Błyskawicznie odniósł się do sytuacji w gospodarce, twierdząc, że cła mogą spowodować krótkoterminowy stres, ale w długim terminie wzmocnią Stany Zjednoczone. Co więcej, Trump nie wykluczył recesji, która może wydarzyć się w toku transformacji gospodarczej, jaką zapowiada administracja Stanów Zjednoczonych.
Przykład z … Chin?
Co więcej, przekazał, ze chcąc zbudować potężny przemysł, USA nie mogą podążać drogą, która 'podoba się Wall Street’. Zamiast tego powinny wziąć przykład z Chin, gdzie '100-letni horyzont czasowy’ rządzących wykracza poza następny kwartał. To w ciekawy sposób kontrastuje z sytuacją giełdy w Chinach, która do ostatniego kwartału ubiegłego roku była opłakana. Trump chce transformować Stany Zjednoczone, ograniczyć interesy BigTech i szeroko pojęteo 'DeepState’ poprzez odpływ bogactwa i wpływów z obu tych grup?
Strach przed wojną handlową
Choć inwestorzy i wszelkie prognozy ekonomistów ostrzegają przed wprowadzaniem ceł, administracja Trumpa nie wydaje się tym przejmować. Prognozy niższego PKB, czy niższej konsumpcji gospodarstw domowych nie zniechęcają 'drużyny Trumpa’. Niektórzy twierdzą nawet, że giełdowy krach mógłby przynieść Trumpowi 'populistyczne’ korzyści, w ramach których bogactwo wędrowałoby z portfeli najbogatszych Amerykanów, do kieszeni klasy robotniczej i średniej.
Czy stąd Trump znajdzie krótką drogę do autorytaryzmu? Szereg obserwatorów politycznych wskazał, że wokół prezydenta USA grupują się już teraz różne grupy wpływów, walczące o jego atencje. Wszystko to sprawia, że rynek giełdowy miał prawo się przestraszyć. Tymczasem wciąż nie widać ulgi, po ostatnich spadkach. Dealerzy są zmuszeni wyprzedawać aktywa dalej i 'zabezpieczać się’ na wypadek głębszej korekty.
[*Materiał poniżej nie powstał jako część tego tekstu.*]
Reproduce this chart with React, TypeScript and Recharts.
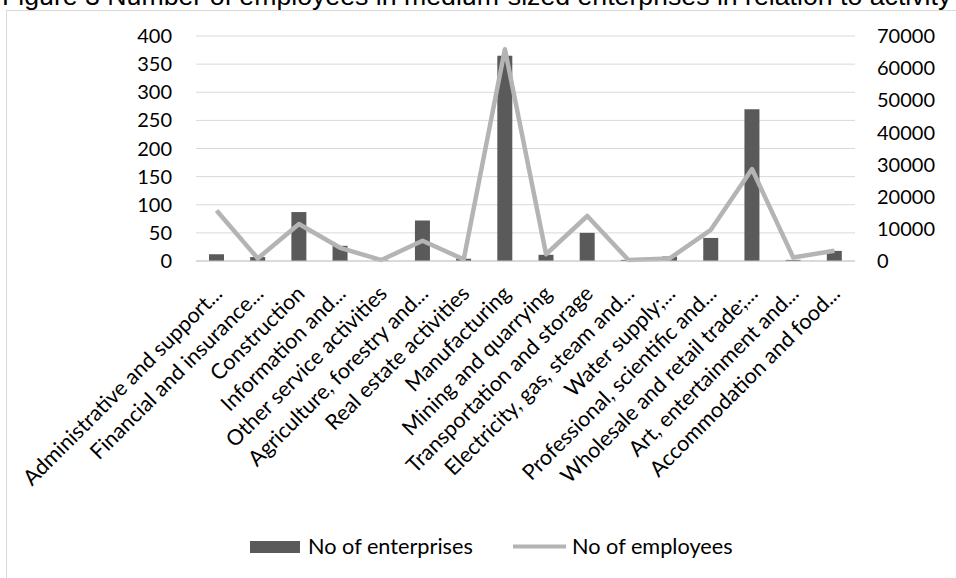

Indeks Nasdaq 100 traci prawie 1% po tym, jak wczoraj odnotował najsłabszą sesję od jesieni 2022 roku, tracąc 3,8%. Dane JOLTS nie usatysfakcjonowały dziś apetytu rynku. Rynek obawia się blackoutu w Stanach Zjednoczonych, po tym jak premier Ontario, Doug Ford zagroził wyłączeniem dostaw prądu dla 1,5 miliona Amerykanów. Miałby to byc efekt na nowe, 50% sankcje na kanadyjską stal i aluminium. Trump zapowiedział odwet tak wielki, że 'będą pisać o nim w książkach’. Eskalacja nie ma końca? W 2024 r. Stany Zjednoczone importowały z Kanady 27 220 531 megawatogodzin energii elektrycznej.